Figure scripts
________________________
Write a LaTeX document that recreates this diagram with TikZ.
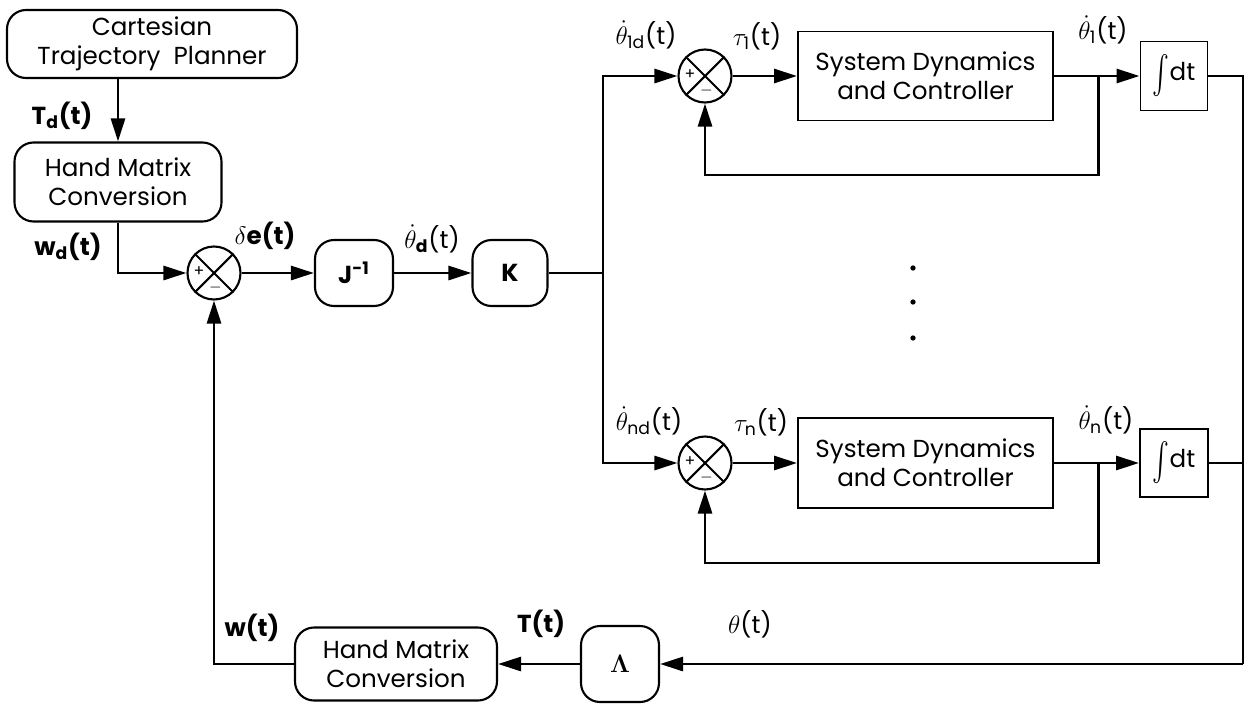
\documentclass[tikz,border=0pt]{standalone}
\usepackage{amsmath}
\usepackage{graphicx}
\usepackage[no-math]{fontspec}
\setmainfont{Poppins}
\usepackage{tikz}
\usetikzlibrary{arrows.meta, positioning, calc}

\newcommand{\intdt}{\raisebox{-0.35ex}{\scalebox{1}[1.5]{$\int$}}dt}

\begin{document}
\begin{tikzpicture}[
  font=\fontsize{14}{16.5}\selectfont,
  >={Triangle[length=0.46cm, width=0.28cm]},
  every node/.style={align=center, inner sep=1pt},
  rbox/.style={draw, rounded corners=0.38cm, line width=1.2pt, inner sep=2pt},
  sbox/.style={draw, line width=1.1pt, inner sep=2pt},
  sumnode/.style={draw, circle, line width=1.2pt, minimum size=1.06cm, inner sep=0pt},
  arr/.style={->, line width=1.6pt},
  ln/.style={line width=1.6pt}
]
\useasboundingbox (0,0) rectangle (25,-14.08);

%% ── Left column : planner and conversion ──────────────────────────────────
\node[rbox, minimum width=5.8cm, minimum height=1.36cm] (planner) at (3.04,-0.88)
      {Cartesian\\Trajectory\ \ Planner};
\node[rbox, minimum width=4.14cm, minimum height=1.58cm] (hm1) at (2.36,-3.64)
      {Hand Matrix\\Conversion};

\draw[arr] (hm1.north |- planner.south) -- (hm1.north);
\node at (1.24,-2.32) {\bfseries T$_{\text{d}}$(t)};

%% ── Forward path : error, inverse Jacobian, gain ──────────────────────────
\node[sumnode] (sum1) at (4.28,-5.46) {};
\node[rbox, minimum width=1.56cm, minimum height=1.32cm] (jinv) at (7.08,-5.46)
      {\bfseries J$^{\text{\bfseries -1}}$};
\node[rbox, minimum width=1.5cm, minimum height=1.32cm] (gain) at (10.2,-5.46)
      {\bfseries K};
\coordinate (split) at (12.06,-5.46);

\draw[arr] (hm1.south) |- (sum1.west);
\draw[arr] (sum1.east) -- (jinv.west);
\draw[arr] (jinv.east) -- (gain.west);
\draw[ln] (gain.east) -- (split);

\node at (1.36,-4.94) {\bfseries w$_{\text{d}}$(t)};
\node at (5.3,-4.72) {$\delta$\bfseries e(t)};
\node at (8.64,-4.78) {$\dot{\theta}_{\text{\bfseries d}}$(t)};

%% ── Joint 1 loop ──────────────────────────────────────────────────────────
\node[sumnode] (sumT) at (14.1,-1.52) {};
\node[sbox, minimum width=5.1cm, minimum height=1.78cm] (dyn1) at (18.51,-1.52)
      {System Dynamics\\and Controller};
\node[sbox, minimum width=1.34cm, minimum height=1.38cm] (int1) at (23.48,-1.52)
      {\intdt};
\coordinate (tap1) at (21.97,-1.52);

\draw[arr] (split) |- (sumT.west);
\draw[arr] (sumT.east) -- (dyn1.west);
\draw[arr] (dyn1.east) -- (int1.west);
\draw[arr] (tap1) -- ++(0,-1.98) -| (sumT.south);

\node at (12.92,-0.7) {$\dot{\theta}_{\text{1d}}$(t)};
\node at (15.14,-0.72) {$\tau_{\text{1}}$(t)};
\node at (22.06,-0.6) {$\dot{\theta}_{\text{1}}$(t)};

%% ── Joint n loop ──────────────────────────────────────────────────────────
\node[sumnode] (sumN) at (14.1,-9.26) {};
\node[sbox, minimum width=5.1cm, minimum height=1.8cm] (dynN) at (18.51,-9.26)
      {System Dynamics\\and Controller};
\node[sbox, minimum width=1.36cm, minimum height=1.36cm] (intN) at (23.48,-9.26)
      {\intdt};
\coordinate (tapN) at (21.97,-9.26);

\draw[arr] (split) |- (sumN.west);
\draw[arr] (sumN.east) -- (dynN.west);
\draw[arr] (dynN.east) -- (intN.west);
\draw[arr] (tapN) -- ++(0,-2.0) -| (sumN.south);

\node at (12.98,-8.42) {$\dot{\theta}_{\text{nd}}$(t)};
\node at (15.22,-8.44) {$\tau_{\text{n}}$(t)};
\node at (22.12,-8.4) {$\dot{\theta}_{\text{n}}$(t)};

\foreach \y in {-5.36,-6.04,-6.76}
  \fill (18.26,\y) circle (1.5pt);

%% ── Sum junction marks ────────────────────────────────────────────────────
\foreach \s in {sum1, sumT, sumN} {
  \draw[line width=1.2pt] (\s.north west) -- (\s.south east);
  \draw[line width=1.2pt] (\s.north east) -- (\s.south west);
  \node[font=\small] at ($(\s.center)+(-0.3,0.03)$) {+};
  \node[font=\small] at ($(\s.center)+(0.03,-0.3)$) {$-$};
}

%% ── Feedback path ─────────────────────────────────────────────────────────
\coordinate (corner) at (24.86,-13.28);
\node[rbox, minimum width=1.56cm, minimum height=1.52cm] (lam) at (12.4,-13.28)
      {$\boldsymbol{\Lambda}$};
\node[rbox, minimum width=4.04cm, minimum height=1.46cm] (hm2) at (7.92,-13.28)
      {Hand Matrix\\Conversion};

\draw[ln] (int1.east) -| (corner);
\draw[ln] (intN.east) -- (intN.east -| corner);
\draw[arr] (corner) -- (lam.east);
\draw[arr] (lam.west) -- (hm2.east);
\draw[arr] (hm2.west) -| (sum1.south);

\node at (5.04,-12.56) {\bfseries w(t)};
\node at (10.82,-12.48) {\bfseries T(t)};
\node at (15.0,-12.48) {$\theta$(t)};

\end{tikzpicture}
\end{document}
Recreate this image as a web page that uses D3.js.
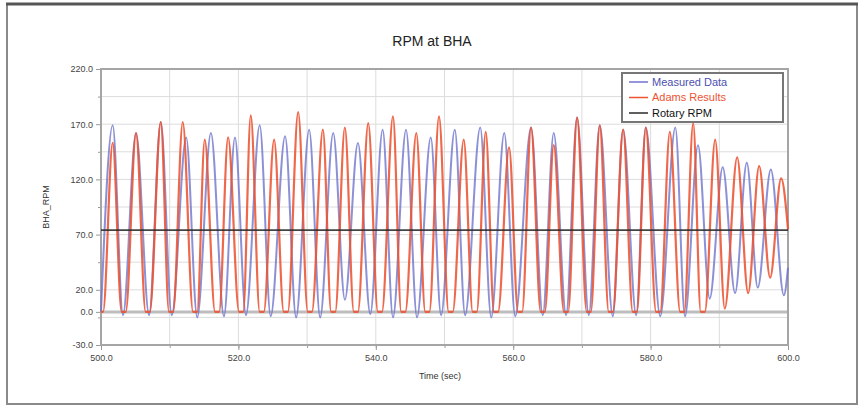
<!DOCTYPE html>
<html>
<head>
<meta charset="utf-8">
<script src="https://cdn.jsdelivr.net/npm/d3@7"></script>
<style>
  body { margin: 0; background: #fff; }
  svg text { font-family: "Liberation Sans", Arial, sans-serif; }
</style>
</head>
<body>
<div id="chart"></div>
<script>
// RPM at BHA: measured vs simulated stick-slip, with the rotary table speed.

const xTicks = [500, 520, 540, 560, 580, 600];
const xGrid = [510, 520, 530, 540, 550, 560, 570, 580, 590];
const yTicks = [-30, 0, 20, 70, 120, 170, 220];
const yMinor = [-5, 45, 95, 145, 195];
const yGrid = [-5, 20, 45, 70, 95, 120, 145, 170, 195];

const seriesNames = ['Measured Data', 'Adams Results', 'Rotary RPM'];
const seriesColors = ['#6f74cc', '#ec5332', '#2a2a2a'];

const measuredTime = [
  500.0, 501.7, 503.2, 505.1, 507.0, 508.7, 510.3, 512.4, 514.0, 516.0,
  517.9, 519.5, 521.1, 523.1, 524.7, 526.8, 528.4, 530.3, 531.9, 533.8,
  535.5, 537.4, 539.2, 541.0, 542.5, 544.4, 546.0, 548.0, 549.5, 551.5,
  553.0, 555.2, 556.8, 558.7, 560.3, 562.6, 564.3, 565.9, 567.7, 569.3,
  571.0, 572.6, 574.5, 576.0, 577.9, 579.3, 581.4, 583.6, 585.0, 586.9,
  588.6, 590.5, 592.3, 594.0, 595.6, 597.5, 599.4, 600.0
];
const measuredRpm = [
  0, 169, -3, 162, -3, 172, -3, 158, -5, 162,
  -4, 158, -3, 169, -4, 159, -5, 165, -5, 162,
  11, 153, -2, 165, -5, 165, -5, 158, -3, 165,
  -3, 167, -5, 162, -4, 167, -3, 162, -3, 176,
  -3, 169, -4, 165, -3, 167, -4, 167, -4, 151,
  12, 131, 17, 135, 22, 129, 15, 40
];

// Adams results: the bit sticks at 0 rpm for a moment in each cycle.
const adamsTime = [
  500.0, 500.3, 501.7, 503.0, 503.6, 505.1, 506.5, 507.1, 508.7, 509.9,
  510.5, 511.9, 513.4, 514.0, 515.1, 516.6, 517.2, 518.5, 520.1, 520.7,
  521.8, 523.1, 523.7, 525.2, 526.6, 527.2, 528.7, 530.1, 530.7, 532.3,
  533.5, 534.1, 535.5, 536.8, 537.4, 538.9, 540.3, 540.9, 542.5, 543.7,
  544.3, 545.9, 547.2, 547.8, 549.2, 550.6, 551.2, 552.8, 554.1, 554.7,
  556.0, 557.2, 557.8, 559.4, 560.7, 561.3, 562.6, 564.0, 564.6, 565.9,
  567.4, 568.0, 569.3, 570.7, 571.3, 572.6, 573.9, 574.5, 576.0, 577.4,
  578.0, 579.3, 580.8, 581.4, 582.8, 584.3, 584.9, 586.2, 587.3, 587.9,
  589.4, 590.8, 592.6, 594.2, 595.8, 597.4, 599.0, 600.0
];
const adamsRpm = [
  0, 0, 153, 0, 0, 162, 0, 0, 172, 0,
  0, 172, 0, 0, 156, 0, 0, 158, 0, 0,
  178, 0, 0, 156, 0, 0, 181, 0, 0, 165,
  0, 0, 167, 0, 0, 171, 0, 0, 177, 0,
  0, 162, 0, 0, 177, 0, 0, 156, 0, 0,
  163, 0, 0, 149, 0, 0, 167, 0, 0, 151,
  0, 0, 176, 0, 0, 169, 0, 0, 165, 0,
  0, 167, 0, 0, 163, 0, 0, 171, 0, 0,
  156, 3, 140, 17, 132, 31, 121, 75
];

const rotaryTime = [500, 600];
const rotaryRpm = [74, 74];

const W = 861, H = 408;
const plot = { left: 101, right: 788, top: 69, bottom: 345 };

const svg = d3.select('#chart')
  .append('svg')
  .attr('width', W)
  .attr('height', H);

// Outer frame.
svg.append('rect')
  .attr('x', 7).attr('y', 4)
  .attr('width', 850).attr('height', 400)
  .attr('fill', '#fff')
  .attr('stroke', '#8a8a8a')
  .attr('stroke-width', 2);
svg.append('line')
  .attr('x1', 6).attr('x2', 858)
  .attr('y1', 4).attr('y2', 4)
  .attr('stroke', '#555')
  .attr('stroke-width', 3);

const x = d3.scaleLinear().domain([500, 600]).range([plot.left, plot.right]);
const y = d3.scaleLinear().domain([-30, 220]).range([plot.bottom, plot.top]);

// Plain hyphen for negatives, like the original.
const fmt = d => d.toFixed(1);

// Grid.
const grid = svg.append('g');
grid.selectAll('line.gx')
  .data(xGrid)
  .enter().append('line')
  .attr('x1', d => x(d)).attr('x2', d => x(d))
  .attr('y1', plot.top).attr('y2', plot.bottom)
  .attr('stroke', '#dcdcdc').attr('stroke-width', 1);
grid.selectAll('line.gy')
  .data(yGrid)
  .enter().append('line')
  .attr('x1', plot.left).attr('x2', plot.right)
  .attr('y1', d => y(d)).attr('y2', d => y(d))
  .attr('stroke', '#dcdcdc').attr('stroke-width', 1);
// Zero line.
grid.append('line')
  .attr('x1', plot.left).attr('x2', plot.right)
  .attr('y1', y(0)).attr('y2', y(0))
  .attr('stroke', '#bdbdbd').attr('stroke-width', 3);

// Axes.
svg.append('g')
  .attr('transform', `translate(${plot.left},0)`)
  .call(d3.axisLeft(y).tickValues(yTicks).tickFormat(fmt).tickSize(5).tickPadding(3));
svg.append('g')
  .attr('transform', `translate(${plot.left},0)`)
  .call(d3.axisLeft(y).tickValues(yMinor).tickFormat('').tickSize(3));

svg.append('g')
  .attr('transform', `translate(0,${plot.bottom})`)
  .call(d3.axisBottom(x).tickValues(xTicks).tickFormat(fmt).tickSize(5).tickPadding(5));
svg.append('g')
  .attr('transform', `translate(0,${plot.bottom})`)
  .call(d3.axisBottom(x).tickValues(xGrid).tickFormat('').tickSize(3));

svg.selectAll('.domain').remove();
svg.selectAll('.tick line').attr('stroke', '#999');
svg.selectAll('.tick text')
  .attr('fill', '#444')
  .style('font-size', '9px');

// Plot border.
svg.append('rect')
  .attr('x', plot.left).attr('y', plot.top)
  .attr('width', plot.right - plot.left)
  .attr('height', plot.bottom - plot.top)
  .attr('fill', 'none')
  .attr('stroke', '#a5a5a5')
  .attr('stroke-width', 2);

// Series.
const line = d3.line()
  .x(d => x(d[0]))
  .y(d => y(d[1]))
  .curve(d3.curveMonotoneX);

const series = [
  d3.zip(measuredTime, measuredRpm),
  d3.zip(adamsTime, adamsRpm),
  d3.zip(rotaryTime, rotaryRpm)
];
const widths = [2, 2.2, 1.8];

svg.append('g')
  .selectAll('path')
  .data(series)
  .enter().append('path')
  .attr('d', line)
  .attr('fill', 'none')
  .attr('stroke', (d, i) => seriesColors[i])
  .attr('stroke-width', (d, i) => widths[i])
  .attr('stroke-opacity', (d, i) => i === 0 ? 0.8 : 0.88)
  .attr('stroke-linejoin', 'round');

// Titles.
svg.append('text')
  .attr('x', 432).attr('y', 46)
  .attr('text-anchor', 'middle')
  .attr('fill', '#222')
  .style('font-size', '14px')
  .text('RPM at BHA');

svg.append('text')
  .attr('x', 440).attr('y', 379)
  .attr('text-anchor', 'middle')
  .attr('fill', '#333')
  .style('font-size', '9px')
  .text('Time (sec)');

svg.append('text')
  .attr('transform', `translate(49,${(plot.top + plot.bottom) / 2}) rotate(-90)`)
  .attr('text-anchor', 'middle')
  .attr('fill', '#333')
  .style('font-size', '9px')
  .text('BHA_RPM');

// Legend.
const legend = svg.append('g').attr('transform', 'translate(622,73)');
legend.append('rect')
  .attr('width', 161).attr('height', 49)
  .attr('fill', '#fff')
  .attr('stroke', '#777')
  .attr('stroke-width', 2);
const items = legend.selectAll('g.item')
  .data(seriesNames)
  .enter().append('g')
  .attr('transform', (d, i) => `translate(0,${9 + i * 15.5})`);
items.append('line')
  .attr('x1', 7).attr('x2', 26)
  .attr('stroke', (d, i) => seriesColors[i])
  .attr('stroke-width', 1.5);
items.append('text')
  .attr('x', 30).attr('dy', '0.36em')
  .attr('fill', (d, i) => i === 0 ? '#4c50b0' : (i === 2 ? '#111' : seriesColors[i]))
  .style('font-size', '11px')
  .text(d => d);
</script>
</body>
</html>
________________________
→ EXERCISE TASK
In the listing, find each line with the string "that" and copy it.

→ OUTPUT FOR THIS EXERCISE
Write a LaTeX document that recreates this diagram with TikZ.
Recreate this image as a web page that uses D3.js.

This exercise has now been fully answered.